While such a course correction can be refreshing, there are downsides to being so derivative. Aping the “Court Martial” episode of the original series, “Ad Astra per Aspera” sees First Officer Una Chin-Riley (Rebecca Romijn) stand trial for coming from a society that uses genetic engineering, a big no-no in the United Federation of Planets. The episode gives us some classic Star Trek allegory about legalized discrimination, but an allegory built around the argument that the law shouldn’t discriminate based on cultural identity doesn’t pack much punch in 2023.
It doesn’t help that Romijn, though the most recognizable name in the cast, has yet to find a distinctive take on this legacy character. Other legacy inclusions, though, stand out, and it feels that in its second season, Strange New Worlds is beginning to claim ownership over them—even its version of recurring character James T. Kirk (Paul Wesley). Actors like Wesley and Peck have to channel, to some degree, the thoroughly established versions of their characters, but Bush and Celia Rose Gooding, playing Chapel and Ensign Uhura, are given much more latitude.

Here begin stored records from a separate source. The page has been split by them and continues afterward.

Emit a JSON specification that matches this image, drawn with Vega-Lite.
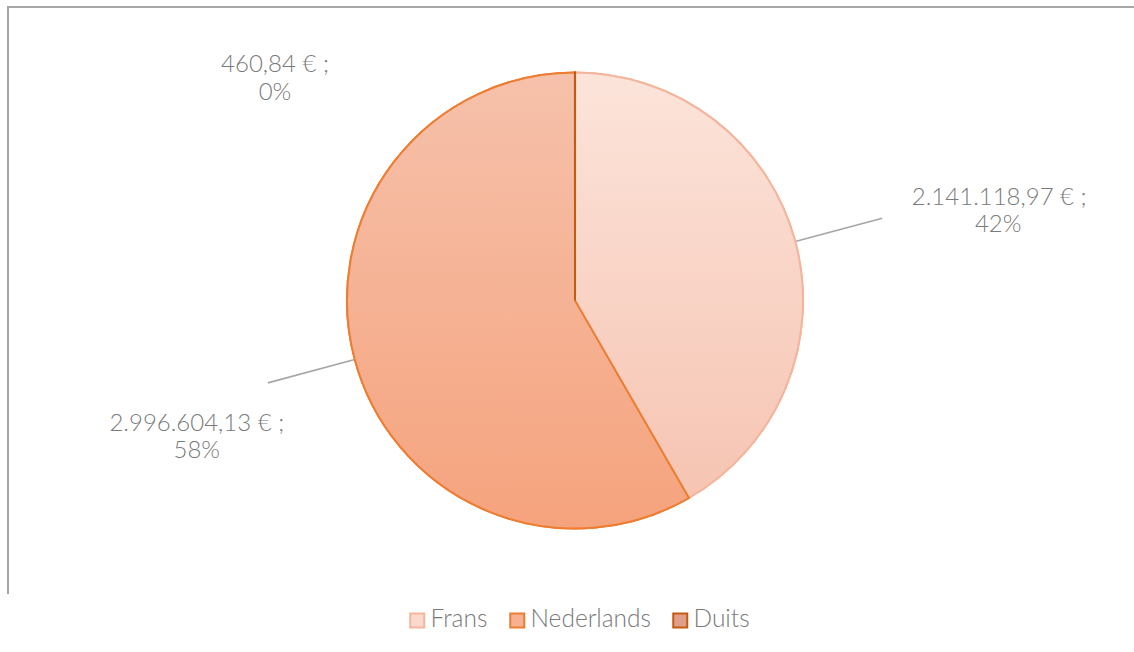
{
  "$schema": "https://vega.github.io/schema/vega-lite/v6.json",
  "width": 1134,
  "height": 587,
  "autosize": {"type": "none"},
  "padding": {"left": 8, "top": 7, "right": -8, "bottom": 58},
  "background": "white",
  "view": {"stroke": "#a6a6a6", "strokeWidth": 2, "strokeDash": [1721, 1134, 700]},
  "config": {
    "locale": {"number": {"decimal": ",", "thousands": ".", "grouping": [3], "currency": ["", " € ;"], "percent": "%"}},
    "legend": {
      "labelFont": "Lato", "labelFontSize": 24.5, "labelFontWeight": 300, "labelColor": "#7a7a7a",
      "symbolType": "square", "symbolSize": 196, "symbolStrokeWidth": 2,
      "labelOffset": 1, "columnPadding": 17, "padding": 0
    }
  },
  "data": {
    "values": [
      {"lang": "Frans", "order": 1, "value": 2141118.97, "share": 0.4167},
      {"lang": "Nederlands", "order": 2, "value": 2996604.13, "share": 0.5832},
      {"lang": "Duits", "order": 3, "value": 460.84, "share": 0.0001}
    ]
  },
  "transform": [
    {"stack": "value", "groupby": [], "sort": [{"field": "order", "order": "ascending"}], "as": ["v0", "v1"]}
  ],
  "layer": [
    {
      "mark": {"type": "arc", "radius": 228, "strokeWidth": 2},
      "encoding": {
        "theta": {"field": "v0", "type": "quantitative", "stack": null},
        "theta2": {"field": "v1"},
        "fill": {"field": "lang", "type": "nominal",
          "scale": {"domain": ["Frans", "Nederlands", "Duits"], "range": ["#fad8cc", "#f6b194", "#dfa08a"]},
          "legend": {"orient": "none", "legendX": 397, "legendY": 601, "direction": "horizontal", "title": null}},
        "stroke": {"field": "lang", "type": "nominal",
          "scale": {"domain": ["Frans", "Nederlands", "Duits"], "range": ["#f4b59c", "#ed7d31", "#c55a11"]},
          "legend": {"orient": "none", "legendX": 397, "legendY": 601, "direction": "horizontal", "title": null}}
      }
    },
    {
      "mark": {"type": "arc", "radius": 228, "strokeWidth": 2},
      "encoding": {
        "theta": {"field": "v0", "type": "quantitative", "stack": null},
        "theta2": {"field": "v1"},
        "fill": {
          "condition": [
            {"test": "datum.lang === 'Frans'", "value": {"gradient": "linear", "x1": 0, "y1": 0, "x2": 0, "y2": 1, "stops": [{"offset": 0, "color": "#fce4da"}, {"offset": 1, "color": "#f6c4b2"}]}},
            {"test": "datum.lang === 'Nederlands'", "value": {"gradient": "linear", "x1": 0, "y1": 0, "x2": 0, "y2": 1, "stops": [{"offset": 0, "color": "#f6c1ab"}, {"offset": 1, "color": "#f5a37d"}]}}
          ],
          "value": {"gradient": "linear", "x1": 0, "y1": 0, "x2": 0, "y2": 1, "stops": [{"offset": 0, "color": "#e8a98d"}, {"offset": 1, "color": "#d8855f"}]}
        },
        "stroke": {"field": "lang", "type": "nominal"}
      }
    },
    {
      "transform": [
        {"fold": ["v0", "v1"], "as": ["edge", "pos"]},
        {"aggregate": [{"op": "mean", "field": "pos", "as": "mid"}], "groupby": ["lang", "value", "share", "order"]},
        {"filter": "datum.lang !== 'Duits'"}
      ],
      "mark": {"type": "arc", "radius": 318, "radius2": 229, "filled": false, "stroke": "#a6a6a6", "strokeWidth": 1.75},
      "encoding": {
        "theta": {"field": "mid", "type": "quantitative", "stack": null},
        "theta2": {"field": "mid"}
      }
    },
    {
      "transform": [
        {"fold": ["v0", "v1"], "as": ["edge", "pos"]},
        {"aggregate": [{"op": "mean", "field": "pos", "as": "mid"}], "groupby": ["lang", "value", "share", "order"]}
      ],
      "mark": {"type": "text", "radius": 229, "font": "Lato", "fontSize": 24, "fontWeight": 300, "fill": "#7a7a7a", "align": "center", "baseline": "alphabetic",
        "dx": {"expr": "datum.lang === 'Frans' ? 203 : datum.lang === 'Nederlands' ? -157 : -300"},
        "dy": {"expr": "datum.lang === 'Frans' ? -36 : datum.lang === 'Nederlands' ? 71 : 0"}},
      "encoding": {
        "theta": {"field": "mid", "type": "quantitative", "stack": null},
        "text": {"field": "value", "type": "quantitative", "format": "$,.2f"}
      }
    },
    {
      "transform": [
        {"fold": ["v0", "v1"], "as": ["edge", "pos"]},
        {"aggregate": [{"op": "mean", "field": "pos", "as": "mid"}], "groupby": ["lang", "value", "share", "order"]}
      ],
      "mark": {"type": "text", "radius": 229, "font": "Lato", "fontSize": 24, "fontWeight": 300, "fill": "#7a7a7a", "align": "center", "baseline": "alphabetic",
        "dx": {"expr": "datum.lang === 'Frans' ? 202 : datum.lang === 'Nederlands' ? -157 : -300"},
        "dy": {"expr": "datum.lang === 'Frans' ? -9 : datum.lang === 'Nederlands' ? 98 : 28"}},
      "encoding": {
        "theta": {"field": "mid", "type": "quantitative", "stack": null},
        "text": {"field": "share", "type": "quantitative", "format": ".0%"}
      }
    }
  ]
}
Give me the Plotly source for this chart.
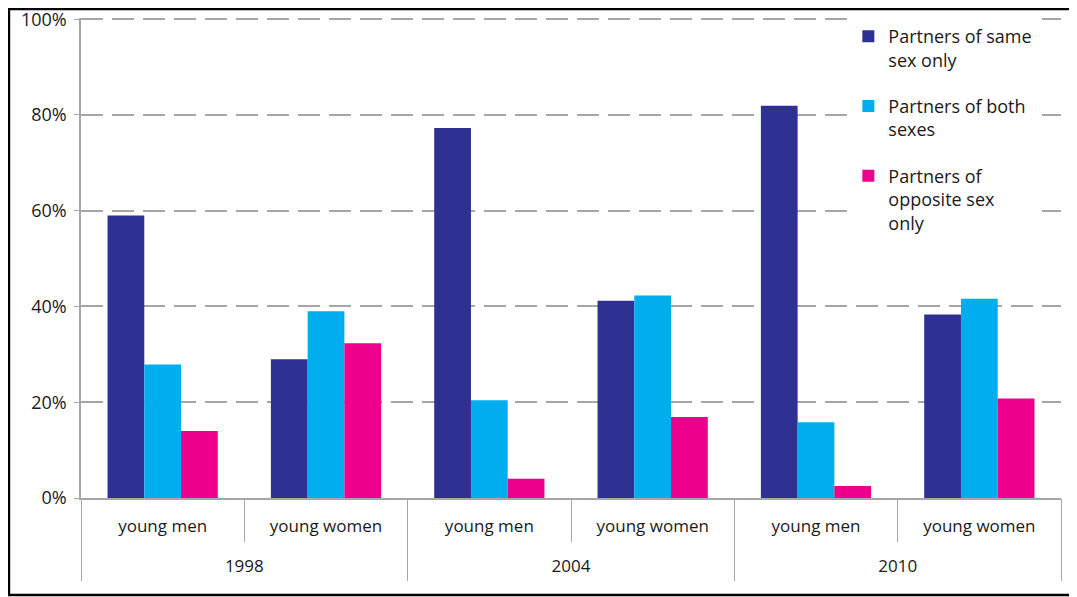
import plotly.graph_objects as go

years = ["1998", "2004", "2010"]
groups = ["young men", "young women"]
series_names = [
    "Partners of same<br>sex only",
    "Partners of both<br>sexes",
    "Partners of<br>opposite sex<br>only",
]
same_sex = [59.0, 29.0, 77.3, 41.2, 81.9, 38.3]
both_sexes = [27.9, 39.0, 20.4, 42.3, 15.8, 41.6]
opposite_sex = [14.0, 32.3, 4.0, 16.9, 2.5, 20.8]
colors = ["#2E3192", "#00AEEF", "#EC008C"]
y_ticks = [0, 20, 40, 60, 80, 100]
y_tick_text = ["0%", "20%", "40%", "60%", "80%", "100%"]

keys = [f"{y} {g}" for y in years for g in groups]
key_labels = [g for y in years for g in groups]

FONT = "Open Sans"
TXT = "#1a1a1a"
AX = "#a6a6a6"

fig = go.Figure()
for i, (name, vals) in enumerate(zip(series_names, [same_sex, both_sexes, opposite_sex])):
    fig.add_trace(go.Bar(
        x=keys, y=vals, name=name,
        marker=dict(color=colors[i], line=dict(width=0)),
        legendgroup=f"g{i}",
    ))
# invisible trace to register the year categories on the outer axis
fig.add_trace(go.Scatter(x=years, y=[None] * len(years), xaxis="x2",
                         showlegend=False, hoverinfo="skip", mode="markers"))

fig.update_layout(
    width=1069, height=589,
    margin=dict(l=73, r=16, t=10, b=99),
    paper_bgcolor="white", plot_bgcolor="white",
    barmode="group", bargap=0.325, bargroupgap=0,
    font=dict(family=FONT, size=18, color=TXT),
    showlegend=True,
    legend=dict(
        x=0.783, y=1.0, xanchor="left", yanchor="top",
        bgcolor="white", borderwidth=0, valign="top",
        font=dict(family=FONT, size=18, color=TXT),
        tracegroupgap=20, itemwidth=30,
    ),
    xaxis=dict(
        type="category", categoryorder="array", categoryarray=keys,
        tickvals=keys, ticktext=key_labels,
        range=[-0.5, len(keys) - 0.5], automargin=False,
        showline=True, linecolor=AX, linewidth=1.5,
        tickson="boundaries", ticks="outside", ticklen=42, tickcolor=AX, tickwidth=1,
        ticklabelstandoff=12,
        showgrid=False, zeroline=False,
        tickfont=dict(family=FONT, size=17, color=TXT),
    ),
    xaxis2=dict(
        type="category", categoryorder="array", categoryarray=years,
        overlaying="x", side="bottom", anchor="y",
        range=[-0.5, len(years) - 0.5], automargin=False,
        showline=False,
        tickson="boundaries", ticks="outside", ticklen=82, tickcolor=AX, tickwidth=1,
        ticklabelstandoff=56,
        showgrid=False, zeroline=False,
        tickfont=dict(family=FONT, size=17, color=TXT),
    ),
    yaxis=dict(
        range=[0, 100.25], tickvals=y_ticks, ticktext=y_tick_text, automargin=False,
        showgrid=True, gridcolor=AX, gridwidth=1.5, griddash="22px,9px",
        showline=True, linecolor=AX, linewidth=1.5,
        ticks="outside", ticklen=5, tickcolor=AX,
        ticklabelstandoff=4, ticklabeloverflow="allow",
        zeroline=False,
        tickfont=dict(family=FONT, size=18, color=TXT),
    ),
    shapes=[dict(
        type="rect", xref="paper", yref="paper",
        x0=-0.0735, x1=1.0143, y0=-0.202, y1=1.01875,
        line=dict(color="black", width=2.5), fillcolor="rgba(0,0,0,0)", layer="above",
    )],
)

fig.write_html("out.html")
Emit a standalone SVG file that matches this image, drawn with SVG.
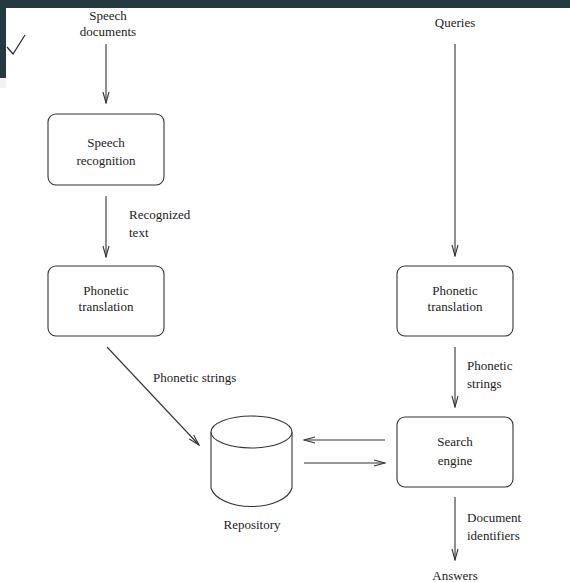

One almost forgets that Mount’s Pike is a legacy character. Played as a disgruntled misogynist by a compelling Jeffrey Hunter in the 1966 pilot, and as a stern father figure by Bruce Greenwood in the J.J. Abrams’s Star Trek and Star Trek into Darkness, Pike’s characterization has always been determined by the aims of the given series he appears in—and by the era. We are evidently in the era of the hot divorced dad, as the salt-and-pepper Mount captures the energy of a middle-aged man who’s kept in shape, has learned to listen, and loves to cook.
Not letting his midlife crisis—which takes the Trekian form of having advance knowledge that he’s doomed to be horribly disfigured in a future accident—interfere with his relaxed but engaged mien, Pike faces up to his own mistakes in episodes like “Charades” and “Among the Lotus Eaters.” His personal coping with the responsibilities of leadership joins the budding, hesitant romance between Chapel and the betrothed Spock as the show’s primary arcs, emphasizing that its mission of exploration mostly concerns character.
What’s perhaps lost in that mission throughout Strange New Worlds is Star Trek’s ambition to be the thinking person’s space opera. The show’s updated classic scenarios with modern, genuinely appealing characters certainly rescue the franchise from the doldrums of grimdark narrative arcs and fashionable moral ambiguity. Still missing, though, are episodes that extract questions from the drama that are worth lingering on. Ones like “Among the Lotus Eaters” and “Tomorrow and Tomorrow …” serve up familiar motifs like feudal planets and time-travel romances but aren’t very interested in providing food for thought.
Previous Star Trek shows raised questions not easily answered in 50 minutes, such as whether military force can be used for good, whether the historical narrative of human progress is defensible, and whether androids are also people. While it’s growing ever-more proficient at spinning a yarn, Strange New Worlds also continues to play it safe, making it the most entertaining live-action Star Trek property in decades but also among the least challenging.